Un physicien confirme l'exactitude d'un modèle atmosphérique vieux de 80 ans
Le physicien Shaun Lovejoy a fourni la preuve que l’atmosphère terrestre fonctionne assez différemment de ce que présupposent les modèles numériques servant à prédire le temps. Ses travaux, qui seront publiés dans Physical Review Letters, démontrent que la dynamique de l’atmosphère, de l’échelle planétaire jusqu’à une échelle de 1 km au moins, se conforme très étroitement aux prédictions des processus en cascade invariants d’échelle mais stratifiés. «Cela démontre -- grâce à l’analyse la plus fouillée des données menée à ce jour -- que l’atmosphère n’est pas divisée en zones turbulentes isotropiques tridimensionnelles et isotropiques bidimensionnelles, précise Lovejoy, mais plutôt que les grandes structures sont généralement identiques aux petites, si ce n’est de l’aplatissement progressif observé aux plus grandes échelles; ces structures sont des types particuliers de (multi) fractales».
Les modèles numériques (servant aux prévisions météorologiques assistées par ordinateur) et climatiques reposent sur un modèle de l’atmosphère qualitativement différent, où les petites structures (rafales, «turbulences», etc.) sont très différentes -- et séparées -- des grandes structures normalement associées au «temps». En raison de cette séparation d’échelle, précise Lovejoy, la turbulence peut se ramener à de petites perturbations n’ayant pas d’effet important sur le temps. Des modèles globaux incapables de résolutions inférieures à quelques centaines de kilomètres sont ainsi commodément justifiés.
En revanche, le «modèle à invariance d’échelle unifié» formulé par le professeur Lovejoy et son collègue Daniel Scherter au début des années 1980 propose un seul continuum de structures interactives (remous, rafales, tourbillons, etc.), l’énergie se communiquant en cascade des échelles les plus grandes jusqu’aux échelles millimétriques. Toute séparation intermédiaire en petites et grandes échelles est une distinction arbitraire subjective. De fait, selon M. Lovejoy, «le modèle à invariance d’échelle unifié est lui-même une version moderne d’un modèle en cascade beaucoup plus ancien, proposé par le père des prévisions météorologiques numériques, Lewis Richardson, durant les années 1920».
M. Lovejoy et deux de ses collègues, D. Schertzer et J.D. Stanway, ont utilisé 909 images satellitaires couvrant une échelle allant de 1 à 5 000 km, dans les spectres visible et infrarouge, pour démontrer que la variabilité à toutes les échelles observées et à tous les niveaux d’intensité se conforme étroitement aux prévisions d’un modèle en cascade direct à invariance d’échelle, à partir de l’échelle planétaire.
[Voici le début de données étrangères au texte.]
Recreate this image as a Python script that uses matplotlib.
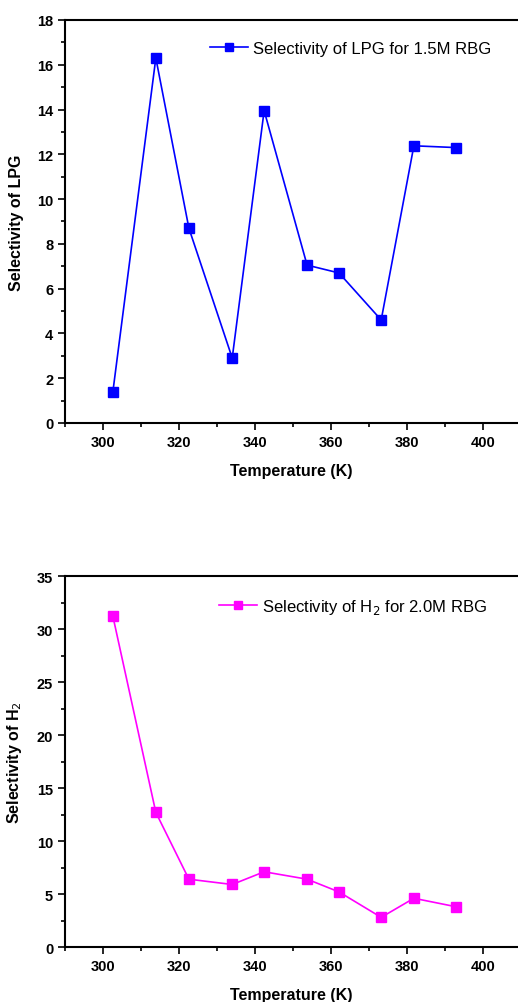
import matplotlib.pyplot as plt
from matplotlib.ticker import MultipleLocator

plt.rcParams['font.family'] = ['Liberation Sans', 'DejaVu Sans']

temp = [302.6, 313.9, 322.6, 334.0, 342.4, 353.7, 362.1, 373.2, 381.8, 392.9]
sel_lpg = [1.4, 16.3, 8.7, 2.9, 13.95, 7.05, 6.7, 4.6, 12.38, 12.3]
sel_h2 = [31.2, 12.7, 6.4, 5.9, 7.1, 6.4, 5.2, 2.8, 4.6, 3.8]

fig = plt.figure(figsize=(5.18, 10.03), dpi=100)
ax1 = fig.add_axes([0.1255, 0.5773, 0.8745, 0.4018])
ax2 = fig.add_axes([0.1255, 0.0548, 0.8745, 0.3699])


def style(ax, ymax, ymaj, ymin):
    ax.set_xlim(290, 409.2)
    ax.set_ylim(0, ymax)
    ax.xaxis.set_major_locator(MultipleLocator(20))
    ax.xaxis.set_minor_locator(MultipleLocator(10))
    ax.yaxis.set_major_locator(MultipleLocator(ymaj))
    ax.yaxis.set_minor_locator(MultipleLocator(ymin))
    ax.tick_params(which='both', direction='out', width=1.2, labelsize=10.5)
    ax.tick_params(which='major', length=5)
    ax.tick_params(which='minor', length=3)
    for lab in ax.get_xticklabels() + ax.get_yticklabels():
        lab.set_fontweight('bold')
    for s in ['left', 'bottom', 'top']:
        ax.spines[s].set_linewidth(1.5)
    ax.spines['right'].set_visible(False)
    ax.set_xlabel('Temperature (K)', fontsize=11.5, fontweight='bold', labelpad=10)


ax1.plot(temp, sel_lpg, color='#0000ff', marker='s', markersize=6.5, lw=1.2,
         label='Selectivity of LPG for 1.5M RBG')
style(ax1, 18, 2, 1)
ax1.set_ylabel('Selectivity of LPG', fontsize=11.5, fontweight='bold', labelpad=9)
ax1.legend(loc='upper right', bbox_to_anchor=(0.975, 0.985), frameon=False,
           fontsize=12, handlelength=2.3, handletextpad=0.3, markerscale=0.8)

ax2.plot(temp, sel_h2, color='#ff00ff', marker='s', markersize=6.5, lw=1.2,
         label='Selectivity of H$_2$ for 2.0M RBG')
style(ax2, 35, 5, 2.5)
ax2.set_ylabel('Selectivity of H$_2$', fontsize=11.5, fontweight='bold', labelpad=9)
ax2.legend(loc='upper right', bbox_to_anchor=(0.965, 0.985), frameon=False,
           fontsize=12, handlelength=2.3, handletextpad=0.3, markerscale=0.8)

fig.savefig('out.png', dpi=100)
Les recherches théoriques du professeur Lovejoy, qui sont en grande partie financées par le Conseil de recherches en sciences naturelles et en génie, ont été fortement influencées par différentes idées formulées sur le chaos, l’invariance d’échelle et les fractales. Leurs résultats prometteurs permettront de mieux comprendre les phénomènes météorologiques et les séismes. Dans le champ appliqué, le professeur Lovejoy s’est intéressé à différentes questions comme la surface des océans et des glaces, la pollution chimique, la parole humaine aux basses fréquences, les jets d’hadron et les structures à grande échelle de l’univers. L’objectif à long terme de ces travaux est l’étude systématique des symétries à invariance d’échelle de systèmes géophysiques et atmosphériques. Les progrès fulgurants de l’informatique, de la télédétection et des techniques d’analyse d’image lui ont permis de réunir systématiquement des données pour prouver que les géosystèmes sont liés entre eux par un principe unificateur fondamental.